Wood was evidently prudent and inventive. He improved his herd by importing good bulls and at one time he gathered bunch grass, threshed it and took the seed to Brent’s Mill where he had it ground for flour. In 1891, his ranch was at one end of the first private telephone in the valley; it started at the Postill ranch at the north end of Duck Lake, ran for 5 miles and cost $55 per mile to install. Thomas Wood was also a Justice of the Peace from 1875 to 1890.
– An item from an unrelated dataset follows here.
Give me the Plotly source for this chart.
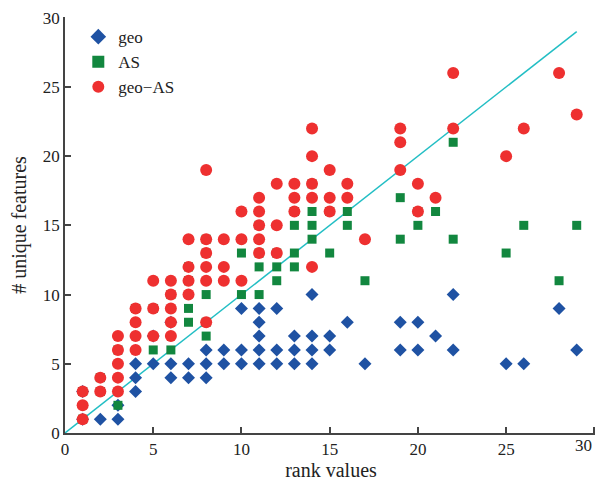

Wood was 63 years old in 1902 when he decided to retire from ranching. He leased part of his property to Price Ellison and sold some of it to others. He and his family moved to Victoria because of Nellie’s poor health (diabetes) but Nellie died in Victoria in 1905 at the age of forty-two. They had been married just 16 years. Their daughters each married and Wood spent the rest of his life living with one or the other of them. He died in Vancouver on October 27, 1931 at the age of ninety.

Both Nellie and Thomas are buried in a family plot in the Ross Bay cemetery in Victoria. The grave is virtually unmarked, except for the name “Wood” on it. Nellie’s older sister, Mary Ann (Whelan) Patch, who came to the Okanagan in 1891 but died in 1905, is also buried in that grave, along with several other members of the Patch family.